AWS Summit Sydney 2016

Any web application that targets a mass market and wants scalability ends up in the cloud, rather than in an individual data centre. Of all the cloud providers the biggest currently is Amazon. After running the metromap application with AWS for a year mostly on a self-taught basis I realized that it was time to rub shoulders with some experts and possibly bring in some help.
Amazon was hosting a sort of marketing conference in Sydney and unlike the academic conferences I am used to attending this one was free. So I signed up for it with some work backing.
On arrival I walked into a massive Kogan keynote speech, it had all the pomp and fanfare of a boxing match or WWF rumble. Felt very American.

There were lots of AWS customer stories including one by Origin Energy about customer analysis. They have over 100million customer interactions. Traditional meters are read only 4 times a year, while Smart Meters produce data at a 30min interval. With this data Origin can offer a fixed bill plan using predictive analytics. The creation of this service started in stealth mode hotel wifi and personal CC, interesting collision of corporate culture with internet realities.

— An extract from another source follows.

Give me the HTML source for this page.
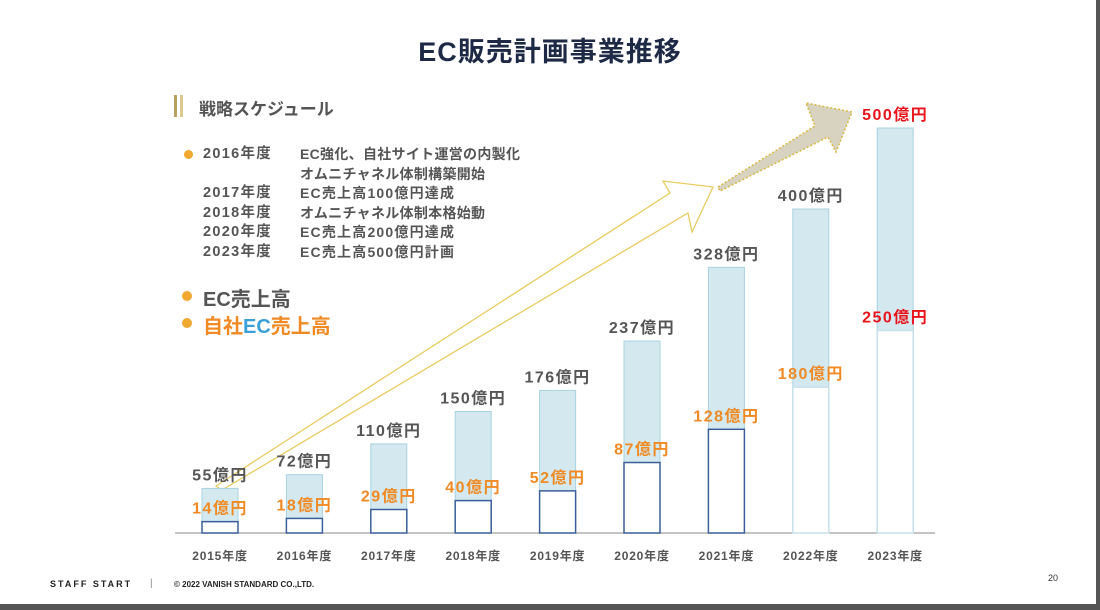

Moving data to and from the cloud was big sticking point as well and the AWS Snowball (80TB) was announced. I have recently ordered one, still waiting for it to turn up. Will write another article on this Data Exchange unit once I have had a real life play with it. Working at an aerial photography company I am used to huge amounts of data coming in from aircraft on similar hard drive units, but none of them feature 10GB ethernet and in transit encryption like the Snowball does.

There was a big focus on IoT capabilities in AWS as well including an Earth, Air, Fire and Water demo with Alexa playing stage manager.

I had a small blast from my CSIRO past. Peter Blaine had a talk about IMOS data sharing. 50Million NetCDF's are up in the cloud. The big challenge being the heterogeneity of the data. Apparently they have moved to the warehouse next to my old office and things are progressing okay. Even though CSIRO is rapidly shedding science staff, the engineering half is still alive and well.
On the display floor I managed to knock over a remote presence bot and chat to a lot of people in various booths, including Sumo Logic and Puppet which were particularly relevant to my application of image serving and service monitoring.
After a couple of days of hard conferencing and networking I managed to get in some R&R and learn the weird game of shuffleboard and enjoy some cocktails at the Little Darlin'. It was an exciting couple of days in Sydney and since then I have been putting my knowledge to good use. I will write up another post from my mass of notes collected during the summit.